John Edward Knight Cutts (1847-1938) was articled to the well-known and prolific church architect Ewan Christian from 1865 to 1870 after which he set up in independent practice. His younger brother, John Priston (1854-1935), was articled to him in 1877, remained as an assistant and was a partner by 1886. Cutts senior was diocesan surveyor for St Albans in 1881-7. The firm developed a busy church architecture practice and specialised in generously-proportioned, economically-modest buildings, typically of red brick in the Early English style and designed to meet the great demand for new churches at the end of the C19.
SOURCES:
Victoria County History - A History of the County of Middlesex: Volume 6: Friern Barnet, Finchley, Hornsey with Highgate (1980), 82-86;
Bridget Cherry & Nikolaus Pevsner, The Buildings of England - London 4: North (1999), 119;
www.sussexparishchurches.org - Architects and Artists A-Z - accessed 20 July 2010;
www.churchplansonline.org - accessed 20 July 2010.

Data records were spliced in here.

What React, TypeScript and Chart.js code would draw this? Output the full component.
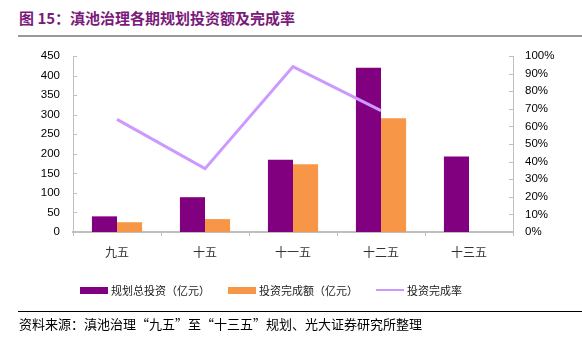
import React, { useEffect, useRef } from "react";
import { Chart, registerables } from "chart.js";

Chart.register(...registerables);

const categories = ["九五", "十五", "十一五", "十二五", "十三五"];
const plannedInvestment = [40, 89, 185, 420, 193];
const completedInvestment = [25, 33, 173, 291, null];
const completionRate = [64, 36, 94, 69, null];
const leftAxisMax = 450;
const leftAxisStep = 50;
const rightAxisMax = 100;
const rightAxisStep = 10;

const seriesNames = ["规划总投资（亿元）", "投资完成额（亿元）", "投资完成率"];
const titleText = "图 15：滇池治理各期规划投资额及完成率";
const sourceText = "资料来源：滇池治理“九五”至“十三五”规划、光大证券研究所整理";

const PURPLE = "#800080";
const ORANGE = "#F79646";
const LILAC = "#CC99FF";
const AXIS = "#BFBFBF";
const CJK = '"Noto Sans CJK SC", "Noto Sans", sans-serif';
const LATIN = '"Liberation Sans", Arial, sans-serif';

const innerTicks = {
  id: "innerTicks",
  afterDraw(chart: any) {
    const { ctx, chartArea } = chart;
    ctx.save();
    ctx.strokeStyle = AXIS;
    ctx.lineWidth = 1;
    const y1 = chart.scales.y;
    y1.ticks.forEach((_: any, i: number) => {
      const y = Math.round(y1.getPixelForTick(i)) + 0.5;
      ctx.beginPath();
      ctx.moveTo(chartArea.left, y);
      ctx.lineTo(chartArea.left + 4, y);
      ctx.stroke();
    });
    const y2 = chart.scales.y2;
    y2.ticks.forEach((_: any, i: number) => {
      const y = Math.round(y2.getPixelForTick(i)) + 0.5;
      ctx.beginPath();
      ctx.moveTo(chartArea.right - 4, y);
      ctx.lineTo(chartArea.right, y);
      ctx.stroke();
    });
    ctx.restore();
  },
};

export default function App() {
  const ref = useRef<HTMLCanvasElement>(null);

  useEffect(() => {
    if (!ref.current) return;
    const chart = new Chart(ref.current, {
      type: "bar",
      data: {
        labels: categories,
        datasets: [
          {
            type: "line",
            label: seriesNames[2],
            data: completionRate,
            yAxisID: "y2",
            borderColor: LILAC,
            backgroundColor: LILAC,
            borderWidth: 3,
            pointRadius: 0,
            tension: 0,
            spanGaps: false,
            order: 0,
          } as any,
          {
            label: seriesNames[0],
            data: plannedInvestment,
            yAxisID: "y",
            backgroundColor: PURPLE,
            categoryPercentage: 0.57,
            barPercentage: 1,
            order: 1,
          },
          {
            label: seriesNames[1],
            data: completedInvestment,
            yAxisID: "y",
            backgroundColor: ORANGE,
            categoryPercentage: 0.57,
            barPercentage: 1,
            order: 1,
          },
        ],
      },
      options: {
        responsive: false,
        animation: false,
        devicePixelRatio: 1,
        layout: { padding: { top: 56, left: 13, right: 0, bottom: 89 } },
        plugins: {
          legend: { display: false },
          tooltip: { enabled: false },
        },
        scales: {
          x: {
            offset: true,
            grid: {
              display: true,
              drawOnChartArea: false,
              drawTicks: true,
              tickLength: 4,
              color: AXIS,
              offset: true,
            },
            border: { display: true, color: AXIS, width: 2 },
            ticks: {
              color: "#333",
              font: { family: CJK, size: 12 },
              padding: 9,
            },
            afterFit: (s: any) => {
              s.height = 30;
            },
          },
          y: {
            position: "left",
            min: 0,
            max: leftAxisMax,
            grid: { display: false, drawTicks: false },
            border: { display: true, color: AXIS, width: 1 },
            ticks: {
              stepSize: leftAxisStep,
              color: "#000",
              font: { family: LATIN, size: 11.5 },
              padding: 13,
            },
            afterFit: (s: any) => {
              s.width = 60;
            },
          },
          y2: {
            position: "right",
            min: 0,
            max: rightAxisMax,
            grid: { display: false, drawTicks: false },
            border: { display: true, color: AXIS, width: 1 },
            ticks: {
              stepSize: rightAxisStep,
              color: "#000",
              font: { family: LATIN, size: 11.5 },
              padding: 12,
              callback: (v: any) => v + "%",
            },
            afterFit: (s: any) => {
              s.width = 69;
            },
          },
        },
      },
      plugins: [innerTicks],
    } as any);
    return () => chart.destroy();
  }, []);

  const legendItem = (color: string, text: string, left: number, line: boolean) => (
    <div
      style={{
        position: "absolute",
        left,
        top: 282,
        height: 16,
        display: "flex",
        alignItems: "center",
        fontFamily: CJK,
        fontSize: 11,
        color: "#222",
        whiteSpace: "nowrap",
      }}
    >
      <span
        style={{
          display: "inline-block",
          width: 28,
          height: line ? 2 : 7,
          background: color,
          marginRight: 3,
        }}
      />
      {text}
    </div>
  );

  return (
    <div style={{ position: "fixed", left: 0, top: 0, width: 582, height: 351, background: "#fff" }}>
      <div
        style={{
          position: "absolute",
          left: 19,
          top: 7,
          fontFamily: CJK,
          fontWeight: 700,
          fontSize: 15,
          color: "#7A1A7A",
          whiteSpace: "nowrap",
        }}
      >
        {titleText}
      </div>
      <div style={{ position: "absolute", left: 18, top: 35, width: 564, height: 2, background: "#999" }} />
      <canvas ref={ref} width={582} height={351} style={{ position: "absolute", left: 0, top: 0, width: 582, height: 351 }} />
      {legendItem(PURPLE, seriesNames[0], 80, false)}
      {legendItem(ORANGE, seriesNames[1], 228, false)}
      {legendItem(LILAC, seriesNames[2], 376, true)}
      <div style={{ position: "absolute", left: 18, top: 311, width: 564, height: 1, background: "#000" }} />
      <div
        style={{
          position: "absolute",
          left: 19,
          top: 314,
          fontFamily: CJK,
          fontSize: 13,
          color: "#000",
          whiteSpace: "nowrap",
        }}
      >
        {sourceText}
      </div>
    </div>
  );
}
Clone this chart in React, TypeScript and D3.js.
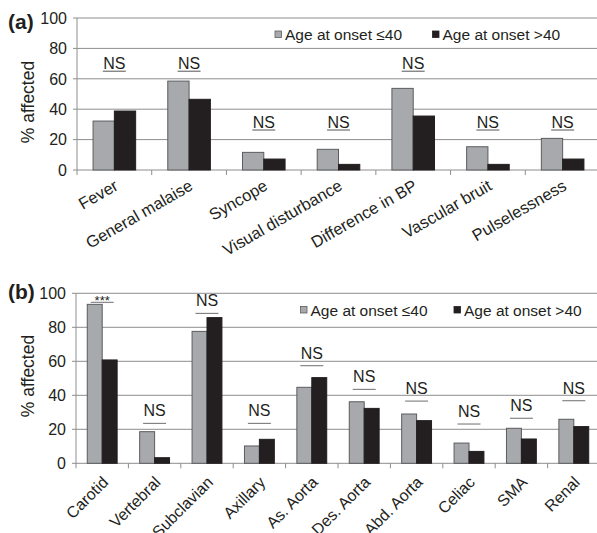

REASONS FOR DESIGNATION: All Saints' Church, East Finchley, by the practice of JEK and JP Cutts in two phases, 1890-92 and 1911-12, is designated at Grade II for the following principal reasons:
* Architectural interest: an imposing late-Victorian Perpendicular church designed by a notable architectural practice, whose proportions and attention to detail, internally and externally, raise it above the standard of many large suburban churches of this period
* Materials and craftsmanship: high-quality stonework and detailing throughout, notably the window tracery and panelling of the chancel; an impressive hammer-beam roof
* Townscape value: the church occupies a prominent suburban hillside location.
This List entry has been amended to add the source for War Memorials Online. This source was not used in the compilation of this List entry but is added here as a guide for further reading, 16 August 2017.